Blue Laws: Selected and Uncollected Poems, 1995-2015, Kevin Young (February, Knopf)
Cinema, visual art, the blues, food and drink, loss and grief, the story of the Amistad rebels — there is virtually no aesthetic, emotional, or intellectual world untouched by Kevin Young’s poetry. And Blue Laws, published next month, will survey almost the entirety of this astonishing output. It is one of the most important books of the year in any category.
Widening Income Inequality: Poems, Frederick Seidel (February, FSG)
It’s impossible not to think of Yeats’ gyre when considering the title of Seidel’s new collection, which is, as far as I’ve read, a return to form — or, as Seidel would have it, a return to form breaking. And for those who have yet to let the man into your dreams:
Now open your heart.
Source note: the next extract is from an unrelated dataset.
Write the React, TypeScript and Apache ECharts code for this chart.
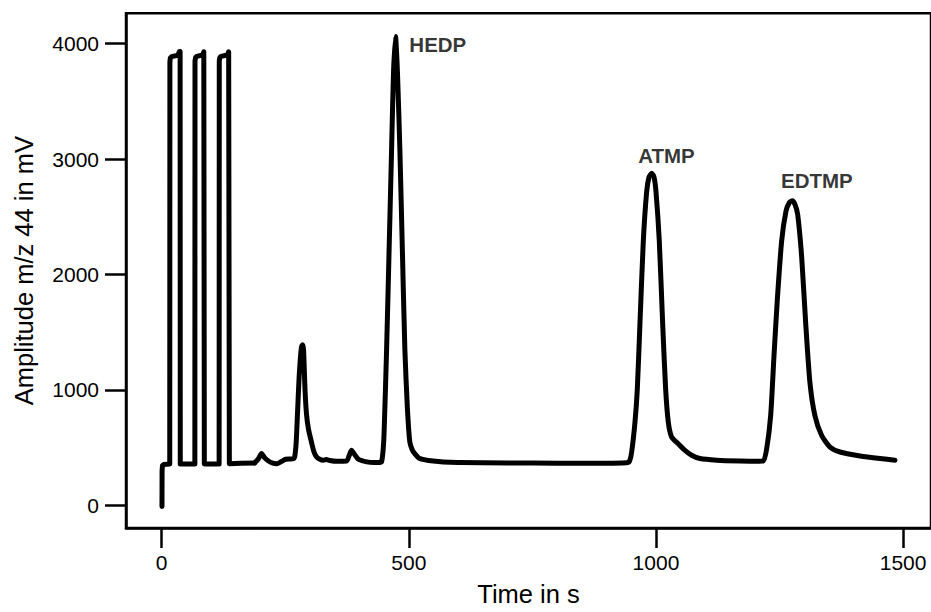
import React, { useEffect, useRef } from "react";
import * as echarts from "echarts";

// Trace segments: [time in s, amplitude in mV]
const startAndPulses: number[][] = [
  [0.6, -10], [0.8, 300], [1.6, 345], [4, 355], [16.3, 358],
  [16.6, 3840], [17.5, 3875], [20, 3888], [33, 3900], [35.5, 3930], [37.3, 3932], [37.6, 360],
  [67.1, 360], [67.4, 3850], [68.5, 3880], [71, 3890], [83, 3902], [85.2, 3930], [86, 3932], [86.3, 360],
  [116.2, 360], [116.5, 3850], [117.6, 3880], [120, 3890], [133, 3902], [135.5, 3930], [136.6, 3932], [136.9, 362],
  [160, 365], [188, 368],
];

const minorPeaks: number[][] = [
  [188, 368], [195, 400], [202, 449], [209, 410], [216, 385], [225, 366], [233, 362], [242, 380], [251, 400],
  [260, 402], [266, 405], [269, 420], [272, 540], [275, 820], [278, 1110], [281, 1300], [283, 1375],
  [285, 1392], [287, 1350], [290, 1000], [293, 790], [297, 660], [303, 549], [308, 465], [313, 422],
  [320, 400], [327, 392], [333, 398], [340, 390], [354, 383], [374, 385], [380, 440], [384, 477],
  [389, 450], [398, 400], [415, 377], [430, 372], [442, 372],
];

const hedpPeak: number[][] = [
  [445, 380], [448, 480], [450, 634], [455, 1349], [460, 2200], [465, 3063], [469, 3750], [473, 4063],
  [477, 3750], [482, 3063], [487, 2200], [492, 1349], [497, 850], [502, 549], [507, 480], [512, 449],
  [522, 406], [540, 390], [570, 377], [600, 372], [700, 368], [800, 366], [900, 366], [940, 370],
];

const atmpPeak: number[][] = [
  [946, 380], [950.8, 463], [957.5, 720], [962.2, 1006], [967.6, 1577], [974.4, 2292], [981.2, 2720],
  [986, 2845], [991.3, 2877], [996, 2845], [1000, 2720], [1006.7, 2292], [1013.5, 1577], [1019.6, 1006],
  [1025, 720], [1031.8, 592], [1045, 535], [1058.7, 477], [1072, 435], [1089, 406], [1122.8, 392],
  [1170, 385], [1210, 383],
];

const edtmpPeak: number[][] = [
  [1217, 385], [1224, 492], [1232, 777], [1238.7, 1292], [1245.4, 1777], [1254.3, 2292], [1263, 2549],
  [1270, 2625], [1275.8, 2640], [1281, 2610], [1286.7, 2520], [1294.8, 2149], [1302.9, 1577],
  [1311.5, 1063], [1321.6, 777], [1335.2, 606], [1352, 506], [1372.3, 463], [1412.8, 429],
  [1453.2, 406], [1483.5, 392],
];

// Peak annotations: [time, amplitude, name]
const peakLabels: (number | string)[][] = [
  [501, 3989, "HEDP"],
  [964, 3028, "ATMP"],
  [1253, 2816, "EDTMP"],
];

const xTicks = [0, 500, 1000, 1500];
const yTicks = [0, 1000, 2000, 3000, 4000];

const FONT = "'Liberation Sans', Arial, Helvetica, sans-serif";

export default function App() {
  const ref = useRef<HTMLDivElement>(null);

  useEffect(() => {
    if (!ref.current) return;
    const chart = echarts.init(ref.current, undefined, { renderer: "svg" });
    const peaks = [...minorPeaks, ...hedpPeak, ...atmpPeak, ...edtmpPeak];
    const lineStyle = { color: "#000", width: 5, join: "round", cap: "round" };
    chart.setOption({
      animation: false,
      backgroundColor: "#fff",
      grid: {
        left: 126,
        right: 0,
        top: 13.3,
        bottom: 78.5,
        show: true,
        borderColor: "#000",
        borderWidth: 2.5,
        backgroundColor: "transparent",
      },
      xAxis: {
        type: "value",
        min: -72.2,
        max: 1556.4,
        name: "Time in s",
        nameLocation: "middle",
        nameGap: 53,
        nameTextStyle: { fontSize: 25.5, color: "#000", fontFamily: FONT },
        axisLine: { show: true, onZero: false, lineStyle: { color: "#000", width: 2.5 } },
        axisTick: {
          show: true,
          length: 20,
          inside: false,
          customValues: xTicks,
          lineStyle: { color: "#000", width: 2.5 },
        },
        axisLabel: {
          customValues: xTicks,
          formatter: (v: number) => String(v),
          fontSize: 21,
          color: "#000",
          fontFamily: FONT,
          margin: 24,
        },
        splitLine: { show: false },
      },
      yAxis: {
        type: "value",
        min: -195.4,
        max: 4263,
        name: "Amplitude m/z 44 in mV",
        nameLocation: "middle",
        nameGap: 89,
        nameTextStyle: { fontSize: 25.5, color: "#000", fontFamily: FONT },
        axisLine: { show: true, onZero: false, lineStyle: { color: "#000", width: 2.5 } },
        axisTick: {
          show: true,
          length: 21,
          inside: false,
          customValues: yTicks,
          lineStyle: { color: "#000", width: 2.5 },
        },
        axisLabel: {
          customValues: yTicks,
          formatter: (v: number) => String(v),
          fontSize: 21,
          color: "#000",
          fontFamily: FONT,
          margin: 27,
        },
        splitLine: { show: false },
      },
      series: [
        {
          type: "line",
          data: startAndPulses,
          showSymbol: false,
          symbol: "none",
          smooth: false,
          lineStyle,
        },
        {
          type: "line",
          data: peaks,
          showSymbol: false,
          symbol: "none",
          smooth: 0.22,
          lineStyle,
        },
        {
          type: "scatter",
          data: peakLabels,
          symbolSize: 0,
          silent: true,
          label: {
            show: true,
            position: "right",
            distance: 0,
            formatter: (p: any) => p.value[2],
            fontSize: 20.5,
            fontWeight: "bold",
            color: "#000",
            fontFamily: FONT,
          },
        },
      ],
    });
    return () => chart.dispose();
  }, []);

  return (
    <div
      ref={ref}
      style={{ position: "absolute", left: 0, top: 0, width: 931, height: 612 }}
    />
  );
}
Now open your art. Now get down on your knees in the street And eat.
All the Poems: Stevie Smith, ed. William May (February, New Directions)
For some reason, Stevie Smith isn’t widely known in the US, even though she was a favorite of Sylvia Plath (and is a favorite of Morrissey). This enormous book of “all the poems” she wrote is a welcome corrective. One of the weirdest and most interesting popular poets of the 20th century, Smith deserves to be on as many bookshelves as Dr. Seuss.
Rapture: Poems, Sjohnna McCray (April, Graywolf)
Chosen by Tracy K. Smith for the 2015 Walt Whitman Award, this collection looks to be one of the most accomplished debuts of the year. While you await its release, you can read some of McCray’s work at the Academy of American Poets. “Agnostic Front” is one of my favorites.
Then Come Back: The Lost Neruda, Pablo Neruda, trans. Forrest Gander (April, Copper Canyon)
It’s a collection of recently discovered works by one of the great 20th-century poets — it speaks for itself. You can read it animated by the fury of knowing he was probably murdered and was definitely snubbed for the Nobel Prize 50 years ago.
Collected Poems: 1950-2012, Adrienne Rich (intro, Claudia Rankine) (April, W. W. Norton & Company)
Over a half-century’s worth of pathbreaking work, without which a vast cut of present poetry would never have been written and would otherwise be impossible to contemplate. And it’s introduced by Claudia Rankine. No more necessary book of American poetry will be published this year.
Collected Poems: 1974-2004, Rita Dove (May, W. W. Norton & Company)
Narrative and lyric, tradition and experimentation: no shift or formal movement was too difficult for Dove in the 30-year span covered by this collection, which showcases the sweep and the intimacy that rightly made her one of the most decorated American poets of the final quarter of the 20th century.
Look: Poems, Solmaz Sharif (July, Graywolf)
Based on the formal ingenuity and political acuity of her recent poetry — check out Adam Fitzgerald’s wonderful breakdown of her poem “Exile Elegy” at Literary Hub — no debut poet of 2016 has me more intrigued than Solmaz Sharif.